[Figure scripts]
----
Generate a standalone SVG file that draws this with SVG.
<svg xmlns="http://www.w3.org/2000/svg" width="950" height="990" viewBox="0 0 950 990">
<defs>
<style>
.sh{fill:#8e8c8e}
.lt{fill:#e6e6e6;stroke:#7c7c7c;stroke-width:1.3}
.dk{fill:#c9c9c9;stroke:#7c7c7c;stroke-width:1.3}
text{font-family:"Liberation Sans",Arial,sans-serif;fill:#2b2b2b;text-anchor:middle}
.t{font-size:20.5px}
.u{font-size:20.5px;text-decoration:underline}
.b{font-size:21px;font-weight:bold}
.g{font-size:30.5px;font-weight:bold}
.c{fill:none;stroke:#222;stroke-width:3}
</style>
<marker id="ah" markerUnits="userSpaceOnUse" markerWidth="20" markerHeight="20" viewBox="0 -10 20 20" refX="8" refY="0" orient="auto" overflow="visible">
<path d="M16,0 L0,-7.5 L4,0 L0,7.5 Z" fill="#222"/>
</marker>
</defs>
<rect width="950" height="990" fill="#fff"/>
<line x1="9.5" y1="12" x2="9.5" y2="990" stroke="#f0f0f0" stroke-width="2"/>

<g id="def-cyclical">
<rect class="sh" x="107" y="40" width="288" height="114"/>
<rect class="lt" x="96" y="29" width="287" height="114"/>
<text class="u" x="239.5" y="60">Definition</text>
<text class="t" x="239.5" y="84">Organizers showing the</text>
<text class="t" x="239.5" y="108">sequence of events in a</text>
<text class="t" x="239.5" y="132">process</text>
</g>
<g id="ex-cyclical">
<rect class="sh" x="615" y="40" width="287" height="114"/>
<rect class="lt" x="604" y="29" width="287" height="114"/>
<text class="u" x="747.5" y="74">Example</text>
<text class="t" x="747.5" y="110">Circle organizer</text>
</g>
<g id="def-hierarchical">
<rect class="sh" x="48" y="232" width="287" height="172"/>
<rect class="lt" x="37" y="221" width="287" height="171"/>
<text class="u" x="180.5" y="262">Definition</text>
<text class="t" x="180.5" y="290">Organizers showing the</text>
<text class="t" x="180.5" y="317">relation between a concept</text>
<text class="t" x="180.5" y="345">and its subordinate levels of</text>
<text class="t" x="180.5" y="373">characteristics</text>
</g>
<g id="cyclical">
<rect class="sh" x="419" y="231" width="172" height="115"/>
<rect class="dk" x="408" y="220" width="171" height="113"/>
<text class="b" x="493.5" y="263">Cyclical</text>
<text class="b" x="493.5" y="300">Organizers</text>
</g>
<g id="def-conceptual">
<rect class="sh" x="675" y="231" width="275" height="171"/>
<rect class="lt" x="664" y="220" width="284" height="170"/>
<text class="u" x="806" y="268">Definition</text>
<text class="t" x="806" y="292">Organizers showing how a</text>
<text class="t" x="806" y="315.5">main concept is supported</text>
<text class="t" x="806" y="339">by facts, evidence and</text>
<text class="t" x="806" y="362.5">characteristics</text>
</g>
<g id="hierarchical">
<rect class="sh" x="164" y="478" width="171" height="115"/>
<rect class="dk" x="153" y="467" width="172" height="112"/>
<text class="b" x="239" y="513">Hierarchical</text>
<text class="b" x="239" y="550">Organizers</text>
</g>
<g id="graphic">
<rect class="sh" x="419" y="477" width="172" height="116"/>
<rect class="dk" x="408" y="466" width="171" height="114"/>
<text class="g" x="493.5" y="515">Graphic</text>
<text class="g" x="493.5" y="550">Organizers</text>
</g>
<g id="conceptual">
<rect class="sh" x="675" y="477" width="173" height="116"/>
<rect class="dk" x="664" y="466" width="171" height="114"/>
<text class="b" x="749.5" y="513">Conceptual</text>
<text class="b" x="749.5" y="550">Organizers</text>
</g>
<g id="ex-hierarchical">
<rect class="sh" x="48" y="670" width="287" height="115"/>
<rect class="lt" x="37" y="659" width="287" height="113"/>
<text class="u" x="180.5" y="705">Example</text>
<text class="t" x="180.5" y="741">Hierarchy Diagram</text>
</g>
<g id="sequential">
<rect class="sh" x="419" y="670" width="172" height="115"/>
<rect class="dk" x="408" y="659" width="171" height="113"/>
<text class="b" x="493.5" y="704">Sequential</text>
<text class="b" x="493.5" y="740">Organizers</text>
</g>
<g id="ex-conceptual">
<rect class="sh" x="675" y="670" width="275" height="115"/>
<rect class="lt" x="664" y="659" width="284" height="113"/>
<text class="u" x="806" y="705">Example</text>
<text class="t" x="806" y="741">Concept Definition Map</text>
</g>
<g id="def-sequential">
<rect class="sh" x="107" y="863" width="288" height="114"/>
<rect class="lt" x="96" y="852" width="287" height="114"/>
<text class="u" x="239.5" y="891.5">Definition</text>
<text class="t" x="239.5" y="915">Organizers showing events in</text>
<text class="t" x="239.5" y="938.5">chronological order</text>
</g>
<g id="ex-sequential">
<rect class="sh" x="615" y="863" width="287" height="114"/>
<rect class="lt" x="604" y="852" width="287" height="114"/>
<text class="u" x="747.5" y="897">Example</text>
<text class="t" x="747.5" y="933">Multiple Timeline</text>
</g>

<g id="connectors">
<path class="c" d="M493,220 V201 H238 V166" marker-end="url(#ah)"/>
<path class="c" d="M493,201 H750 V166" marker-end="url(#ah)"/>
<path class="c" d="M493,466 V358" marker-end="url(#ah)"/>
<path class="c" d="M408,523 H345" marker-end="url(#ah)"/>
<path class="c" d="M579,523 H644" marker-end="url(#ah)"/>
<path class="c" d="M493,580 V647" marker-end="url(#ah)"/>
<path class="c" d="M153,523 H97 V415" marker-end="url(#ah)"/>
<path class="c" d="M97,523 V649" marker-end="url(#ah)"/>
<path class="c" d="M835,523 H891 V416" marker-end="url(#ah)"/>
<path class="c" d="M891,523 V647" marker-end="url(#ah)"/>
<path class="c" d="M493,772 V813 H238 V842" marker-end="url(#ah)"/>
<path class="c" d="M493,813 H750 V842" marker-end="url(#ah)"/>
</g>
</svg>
----
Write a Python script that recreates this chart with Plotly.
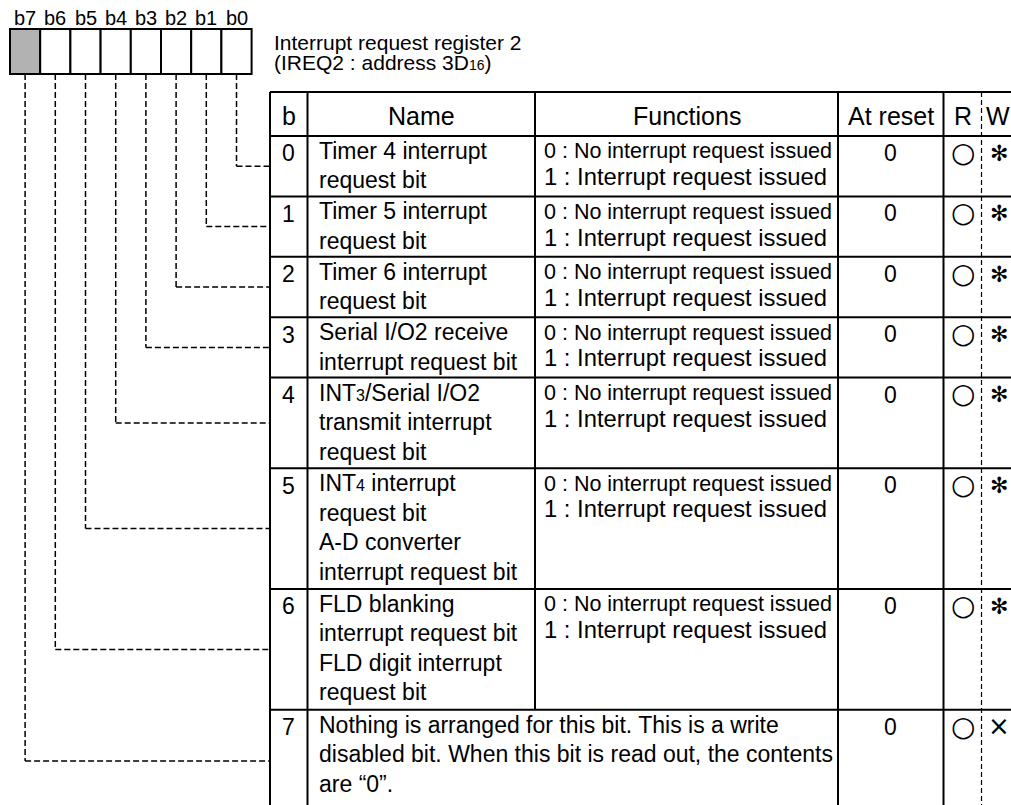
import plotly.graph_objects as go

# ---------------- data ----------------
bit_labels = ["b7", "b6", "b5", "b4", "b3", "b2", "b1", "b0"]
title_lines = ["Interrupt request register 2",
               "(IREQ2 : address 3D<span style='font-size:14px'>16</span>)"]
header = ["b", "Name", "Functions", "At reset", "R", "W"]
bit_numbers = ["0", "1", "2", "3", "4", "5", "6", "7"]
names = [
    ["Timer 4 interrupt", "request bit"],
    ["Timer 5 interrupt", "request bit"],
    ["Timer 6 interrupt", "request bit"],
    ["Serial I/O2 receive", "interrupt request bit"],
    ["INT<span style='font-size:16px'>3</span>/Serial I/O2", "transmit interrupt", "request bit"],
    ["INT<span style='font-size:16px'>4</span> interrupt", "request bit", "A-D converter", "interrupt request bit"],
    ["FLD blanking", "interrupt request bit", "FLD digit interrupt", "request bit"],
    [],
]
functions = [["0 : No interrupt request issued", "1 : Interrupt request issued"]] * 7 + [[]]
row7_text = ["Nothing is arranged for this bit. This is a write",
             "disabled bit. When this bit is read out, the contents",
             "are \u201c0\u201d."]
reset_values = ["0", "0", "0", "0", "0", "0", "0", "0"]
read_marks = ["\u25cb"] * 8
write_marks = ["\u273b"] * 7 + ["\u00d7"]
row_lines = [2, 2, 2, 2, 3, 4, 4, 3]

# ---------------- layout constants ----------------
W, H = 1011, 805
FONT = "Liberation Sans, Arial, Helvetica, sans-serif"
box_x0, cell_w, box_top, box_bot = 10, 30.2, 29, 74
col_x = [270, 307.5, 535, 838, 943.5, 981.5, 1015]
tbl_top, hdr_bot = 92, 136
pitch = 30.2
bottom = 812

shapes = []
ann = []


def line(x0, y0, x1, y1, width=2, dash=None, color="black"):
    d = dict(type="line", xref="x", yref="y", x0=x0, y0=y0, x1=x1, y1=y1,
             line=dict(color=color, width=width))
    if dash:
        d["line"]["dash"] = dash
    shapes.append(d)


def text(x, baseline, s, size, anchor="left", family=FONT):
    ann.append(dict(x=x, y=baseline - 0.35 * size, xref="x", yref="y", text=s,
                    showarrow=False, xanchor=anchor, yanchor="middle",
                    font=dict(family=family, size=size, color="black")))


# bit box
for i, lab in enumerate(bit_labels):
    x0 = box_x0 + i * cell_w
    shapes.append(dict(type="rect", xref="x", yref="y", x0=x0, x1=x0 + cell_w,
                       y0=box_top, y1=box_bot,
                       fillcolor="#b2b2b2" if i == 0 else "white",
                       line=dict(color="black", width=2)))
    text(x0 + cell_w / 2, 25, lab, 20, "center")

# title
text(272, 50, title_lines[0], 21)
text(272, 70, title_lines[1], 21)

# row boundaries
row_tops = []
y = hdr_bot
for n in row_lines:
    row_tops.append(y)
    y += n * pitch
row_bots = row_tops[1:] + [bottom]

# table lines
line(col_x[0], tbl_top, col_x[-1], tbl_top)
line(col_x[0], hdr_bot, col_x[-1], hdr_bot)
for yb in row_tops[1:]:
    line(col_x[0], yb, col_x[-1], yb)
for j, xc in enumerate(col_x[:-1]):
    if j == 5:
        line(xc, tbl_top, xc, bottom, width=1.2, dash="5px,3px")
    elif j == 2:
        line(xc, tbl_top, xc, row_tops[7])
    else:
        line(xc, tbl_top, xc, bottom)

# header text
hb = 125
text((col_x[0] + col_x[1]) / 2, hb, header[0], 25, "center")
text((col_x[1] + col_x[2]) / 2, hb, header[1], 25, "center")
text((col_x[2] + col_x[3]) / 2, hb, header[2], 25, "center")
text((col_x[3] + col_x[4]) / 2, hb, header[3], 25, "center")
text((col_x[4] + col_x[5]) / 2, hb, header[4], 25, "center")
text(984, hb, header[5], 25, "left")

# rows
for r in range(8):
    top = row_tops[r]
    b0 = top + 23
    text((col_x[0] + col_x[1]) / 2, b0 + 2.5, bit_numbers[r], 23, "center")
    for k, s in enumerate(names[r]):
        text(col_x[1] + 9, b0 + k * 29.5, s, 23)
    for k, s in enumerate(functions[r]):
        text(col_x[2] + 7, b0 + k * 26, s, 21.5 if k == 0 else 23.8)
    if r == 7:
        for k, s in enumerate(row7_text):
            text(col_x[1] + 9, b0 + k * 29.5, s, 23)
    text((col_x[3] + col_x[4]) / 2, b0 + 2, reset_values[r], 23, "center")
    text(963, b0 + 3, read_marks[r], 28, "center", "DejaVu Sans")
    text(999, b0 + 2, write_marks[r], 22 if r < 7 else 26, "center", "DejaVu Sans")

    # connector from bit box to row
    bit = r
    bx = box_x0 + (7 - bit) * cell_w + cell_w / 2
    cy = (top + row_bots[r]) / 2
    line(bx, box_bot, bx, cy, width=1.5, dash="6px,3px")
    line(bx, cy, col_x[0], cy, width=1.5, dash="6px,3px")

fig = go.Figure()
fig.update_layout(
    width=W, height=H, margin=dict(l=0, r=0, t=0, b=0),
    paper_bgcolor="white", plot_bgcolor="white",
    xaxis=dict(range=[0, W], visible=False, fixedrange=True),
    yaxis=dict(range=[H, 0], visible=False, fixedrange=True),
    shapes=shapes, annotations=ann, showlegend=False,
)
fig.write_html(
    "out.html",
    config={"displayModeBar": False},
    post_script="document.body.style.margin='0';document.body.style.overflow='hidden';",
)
----
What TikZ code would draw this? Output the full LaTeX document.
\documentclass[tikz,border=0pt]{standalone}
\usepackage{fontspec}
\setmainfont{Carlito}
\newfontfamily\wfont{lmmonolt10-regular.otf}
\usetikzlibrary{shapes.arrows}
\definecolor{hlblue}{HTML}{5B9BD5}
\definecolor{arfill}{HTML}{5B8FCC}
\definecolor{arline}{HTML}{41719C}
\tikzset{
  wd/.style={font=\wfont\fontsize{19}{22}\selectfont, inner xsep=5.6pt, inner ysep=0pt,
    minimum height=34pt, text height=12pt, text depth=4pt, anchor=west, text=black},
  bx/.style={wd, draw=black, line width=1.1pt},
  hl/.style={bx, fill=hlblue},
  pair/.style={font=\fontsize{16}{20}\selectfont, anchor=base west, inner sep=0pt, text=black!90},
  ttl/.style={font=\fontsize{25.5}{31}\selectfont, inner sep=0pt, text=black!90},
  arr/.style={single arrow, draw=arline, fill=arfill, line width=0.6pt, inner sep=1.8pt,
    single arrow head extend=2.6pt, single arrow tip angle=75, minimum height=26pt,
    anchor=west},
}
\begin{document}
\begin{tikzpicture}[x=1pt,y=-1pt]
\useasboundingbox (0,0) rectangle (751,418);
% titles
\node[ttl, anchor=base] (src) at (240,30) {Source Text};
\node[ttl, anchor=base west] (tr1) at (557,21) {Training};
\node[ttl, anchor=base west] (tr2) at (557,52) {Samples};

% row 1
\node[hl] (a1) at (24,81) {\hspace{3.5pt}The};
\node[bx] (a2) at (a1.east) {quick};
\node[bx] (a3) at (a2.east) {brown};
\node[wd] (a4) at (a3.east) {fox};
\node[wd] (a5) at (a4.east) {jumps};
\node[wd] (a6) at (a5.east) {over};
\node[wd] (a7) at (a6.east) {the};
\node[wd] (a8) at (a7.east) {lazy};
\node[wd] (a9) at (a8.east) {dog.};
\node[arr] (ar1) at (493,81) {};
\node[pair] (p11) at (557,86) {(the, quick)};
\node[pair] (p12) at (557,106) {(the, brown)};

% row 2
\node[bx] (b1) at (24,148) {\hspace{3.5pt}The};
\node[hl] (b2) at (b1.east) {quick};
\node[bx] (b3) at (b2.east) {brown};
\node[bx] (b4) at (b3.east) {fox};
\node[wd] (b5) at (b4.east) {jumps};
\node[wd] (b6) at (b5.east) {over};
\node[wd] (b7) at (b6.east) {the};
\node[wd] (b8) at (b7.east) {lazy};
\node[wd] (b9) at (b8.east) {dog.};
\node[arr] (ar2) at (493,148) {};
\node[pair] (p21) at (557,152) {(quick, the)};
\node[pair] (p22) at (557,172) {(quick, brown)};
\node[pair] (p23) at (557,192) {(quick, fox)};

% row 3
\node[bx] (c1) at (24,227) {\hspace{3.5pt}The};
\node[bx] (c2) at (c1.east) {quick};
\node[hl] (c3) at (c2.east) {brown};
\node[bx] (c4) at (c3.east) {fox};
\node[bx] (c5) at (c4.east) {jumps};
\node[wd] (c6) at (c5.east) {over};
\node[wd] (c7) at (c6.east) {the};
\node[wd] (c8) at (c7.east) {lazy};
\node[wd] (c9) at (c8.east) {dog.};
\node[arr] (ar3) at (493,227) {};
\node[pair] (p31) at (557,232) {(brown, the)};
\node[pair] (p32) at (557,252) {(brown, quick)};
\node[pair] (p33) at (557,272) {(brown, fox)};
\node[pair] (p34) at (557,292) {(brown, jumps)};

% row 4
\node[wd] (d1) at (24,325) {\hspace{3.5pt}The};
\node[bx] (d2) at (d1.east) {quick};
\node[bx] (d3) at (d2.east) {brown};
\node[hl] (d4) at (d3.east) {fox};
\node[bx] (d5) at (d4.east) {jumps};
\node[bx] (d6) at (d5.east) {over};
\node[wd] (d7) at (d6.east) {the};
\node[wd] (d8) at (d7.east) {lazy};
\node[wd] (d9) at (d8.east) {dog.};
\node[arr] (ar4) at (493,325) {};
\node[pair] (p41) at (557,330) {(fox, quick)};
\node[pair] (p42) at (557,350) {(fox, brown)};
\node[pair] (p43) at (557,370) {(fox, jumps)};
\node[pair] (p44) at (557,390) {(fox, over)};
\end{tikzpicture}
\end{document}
----
**SHORT EXERCISE**
In the listing above, find the line with "Write a Python" and the line with "import plotly.graph_objects as go". Copy exactly those lines and all between them, minus the images.

**SOLVED EXERCISE**
Write a Python script that recreates this chart with Plotly.
import plotly.graph_objects as go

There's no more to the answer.